Japan Industry News

Japan: The Nation Based on Science

Nation Based on Science - Researcher

Remarkably, in 1986 the mounting U.S. trade deficit in semiconductors with Japan even led to a trade agreement easing the situation. The Japanese semiconductor industry was expanding rapidly. Technologically, this was the outcome of the most successful of the so-called Big Projects I described in a previous article: The research association for the very-large-scale integrated circuit VLSI (1976-1980) helped push Japan’s semiconductor industry to world level.

Managed by the Agency of Industrial Science and Technology (AIST) since the mid-1960s, the Big Projects proved well to assist the country’s economic rise.

White Paper on Science and Technology: Nation Based on Science

By 1980, Japan’s industries had accomplished hitting the technological frontier in many areas. The time of catching up was over.

The government proclaimed that Japan was becoming a “Nation based on Science and Technology.” Instead of licensing from foreign countries, own scientific achievements should breed homegrown technologies.

What happened after this decision?

Japan increased its spending on science and technology in the private and public sectors. While in the 1970s it stood below 2 percent of GDP, in 1990 it had already reached 2.8 percent. And by the end of the last fiscal year closing March 2015, R&D spending had increased to 3.87 percent.

Changes also occurred in the science landscape. After the oil shock in the 1970s, the Ministry of International Trade and Industry (MITI) strove to develop alternative energy sources like solar energy under the sunshine project. Complementary, the moonlight project addressed energy conservation.

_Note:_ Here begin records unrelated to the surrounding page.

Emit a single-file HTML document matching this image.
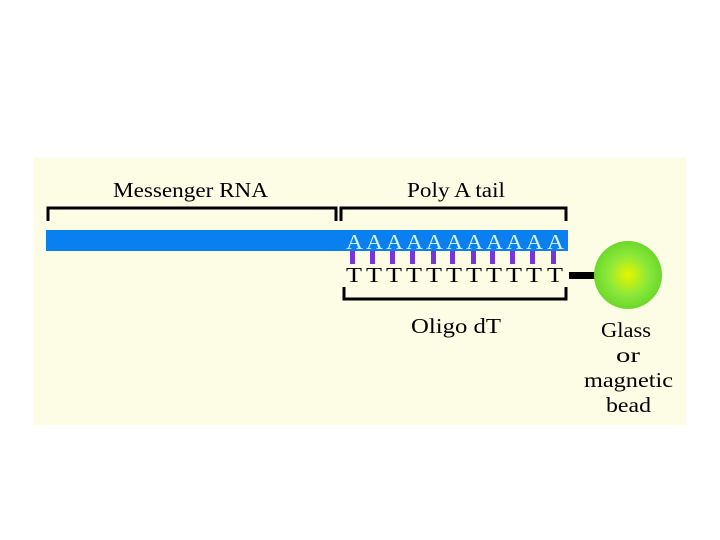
<!DOCTYPE html>
<html><head><meta charset="utf-8"><style>
html,body{margin:0;padding:0;background:#fff;width:720px;height:540px;overflow:hidden}
svg{display:block}
text{font-family:"Liberation Serif",serif;fill:#000}
.a text{fill:#d8f4ff}
</style></head><body>
<svg width="720" height="540" viewBox="0 0 720 540">
<defs>
<radialGradient id="g" cx="0.5" cy="0.5" r="0.5">
<stop offset="0" stop-color="#e6f500"/><stop offset="0.6" stop-color="#8ae83a"/><stop offset="1" stop-color="#6cd82a"/>
</radialGradient>
</defs>
<rect x="34" y="158" width="652" height="267" fill="#fdfde6"/>
<text x="113" y="197" font-size="21" textLength="155" lengthAdjust="spacingAndGlyphs">Messenger RNA</text>
<text x="407" y="197" font-size="21" textLength="98" lengthAdjust="spacingAndGlyphs">Poly A tail</text>
<path d="M48 221 V208 H336 V221 M341 221 V208 H566 V221" fill="none" stroke="#000" stroke-width="3"/>
<rect x="46" y="230" width="522" height="21" fill="#0a7ff0"/>
<g class="a" font-size="21">
<text x="346" y="249" textLength="17" lengthAdjust="spacingAndGlyphs">A</text><text x="366" y="249" textLength="17" lengthAdjust="spacingAndGlyphs">A</text><text x="386" y="249" textLength="17" lengthAdjust="spacingAndGlyphs">A</text><text x="406" y="249" textLength="17" lengthAdjust="spacingAndGlyphs">A</text><text x="426" y="249" textLength="17" lengthAdjust="spacingAndGlyphs">A</text><text x="446" y="249" textLength="17" lengthAdjust="spacingAndGlyphs">A</text><text x="466" y="249" textLength="17" lengthAdjust="spacingAndGlyphs">A</text><text x="486" y="249" textLength="17" lengthAdjust="spacingAndGlyphs">A</text><text x="506" y="249" textLength="17" lengthAdjust="spacingAndGlyphs">A</text><text x="526" y="249" textLength="17" lengthAdjust="spacingAndGlyphs">A</text><text x="547" y="249" textLength="17" lengthAdjust="spacingAndGlyphs">A</text>
</g>
<g fill="#7a35d8">
<rect x="350" y="251" width="5" height="13"/><rect x="370" y="251" width="5" height="13"/><rect x="390" y="251" width="5" height="13"/><rect x="410" y="251" width="5" height="13"/><rect x="431" y="251" width="5" height="13"/><rect x="450" y="251" width="5" height="13"/><rect x="471" y="251" width="5" height="13"/><rect x="490" y="251" width="5" height="13"/><rect x="510" y="251" width="5" height="13"/><rect x="530" y="251" width="5" height="13"/><rect x="551" y="251" width="5" height="13"/>
</g>
<g font-size="21">
<text x="346" y="282" textLength="16" lengthAdjust="spacingAndGlyphs">T</text><text x="366" y="282" textLength="16" lengthAdjust="spacingAndGlyphs">T</text><text x="386" y="282" textLength="16" lengthAdjust="spacingAndGlyphs">T</text><text x="406" y="282" textLength="16" lengthAdjust="spacingAndGlyphs">T</text><text x="426" y="282" textLength="16" lengthAdjust="spacingAndGlyphs">T</text><text x="446" y="282" textLength="16" lengthAdjust="spacingAndGlyphs">T</text><text x="466" y="282" textLength="16" lengthAdjust="spacingAndGlyphs">T</text><text x="486" y="282" textLength="16" lengthAdjust="spacingAndGlyphs">T</text><text x="506" y="282" textLength="16" lengthAdjust="spacingAndGlyphs">T</text><text x="526" y="282" textLength="16" lengthAdjust="spacingAndGlyphs">T</text><text x="547" y="282" textLength="16" lengthAdjust="spacingAndGlyphs">T</text>
</g>
<path d="M344 287 V299 H566 V287" fill="none" stroke="#000" stroke-width="3"/>
<rect x="569" y="272" width="26" height="7" fill="#000"/>
<circle cx="628" cy="275" r="34" fill="url(#g)"/>
<text x="411" y="333" font-size="21" textLength="90" lengthAdjust="spacingAndGlyphs">Oligo dT</text>
<text x="601" y="337" font-size="21" textLength="50" lengthAdjust="spacingAndGlyphs">Glass</text>
<text x="616" y="362" font-size="21" textLength="24" lengthAdjust="spacingAndGlyphs">or</text>
<text x="584" y="387" font-size="21" textLength="89" lengthAdjust="spacingAndGlyphs">magnetic</text>
<text x="606" y="412" font-size="21" textLength="45" lengthAdjust="spacingAndGlyphs">bead</text>
</svg>
</body></html>
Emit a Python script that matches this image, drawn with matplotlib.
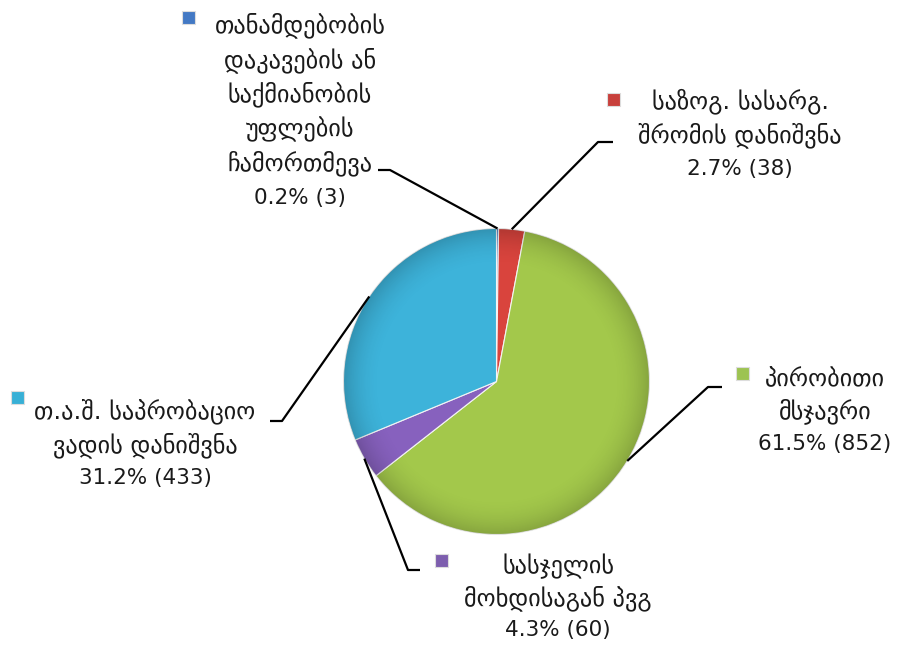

For management and funding, the New Energy Development Organization (NEDO) was founded in 1980. It was later enlarged to include also industrial technology.

Japan Pushes for More Basic Research

The first step toward a stronger technological base was to increase basic research, which in turn establishes a basis for further technological developments. Compared to its economic size, Japan’s number of Nobel Prize winners was low as was the relative number of scientific papers.

In addition to its own perceived need, external pressure mounted when the U.S. asked Japan to increase its basic research activity.

HRP-4C AIST’s Humanoid girl robot. Photo by ELiveFdragon via Wikipedia.

In the beginning of the 1980s, the scientific organizations began to set up programs to promote the transfer of basic technology. The Japan Science and Technology Agency (STA) launched the “System for Promotion of Coordinated and Creative Science and Technology,” while the Ministry of Education brought about the “Cooperative Research with the Private Sector,” to just name two examples.

Public research organizations also tried to focus more on basic research. Being subordinated to MITI, even AIST shifted its orientation away from industry or the market toward basic science. This marked a noteworthy shift to the “other end of the scientific food chain,” serving as a reminder that different from other countries, the Japanese research landscape is not independent of governmental intentions.

Big Projects Achieve Synergies, but Few Commercial Successes

Big Projects coming after the VLSI project with its commercial success had some problems achieving similar impact. Being already at the top of technology in microelectronics, it became difficult to formulate new outreaching goals.

The successor project “Fifth Generation Computer Systems Project” (1982-1991) aimed at developing a computer that can reason, based on massive parallel processing. But being ahead of time, the computing power available then was not sufficient to realize such goals. To make things worse, commercial machines came to market that outperformed the prototypes.

Looking back, the project was praised for educating many young scientists in advanced computer technology, which was a valuable side effect.

Next in line was the “Real World Computing Partnership RWCP” (1992-2002), which didn’t focus on hardware development, but on achieving more human-like information processing. The idea was to develop a robot that grips parts out of a box without needing them be placed at a predefined position.

It was the first project to be open to foreign partners. The author of this article coordinated the participation of the German National Research Centre for Information Technology (GMD). Working from their laboratory in Germany, around eight researchers were delegated to the project.

Photo: Schloss Birlinghoven, seat of GMD, since 2001 integrated into Fraunhofer. GMD was the first foreign research organization participating in a national Japanese research project, RWCP. Dr. Lorenz Granrath coordinated the participation in the RWCP project at GMD.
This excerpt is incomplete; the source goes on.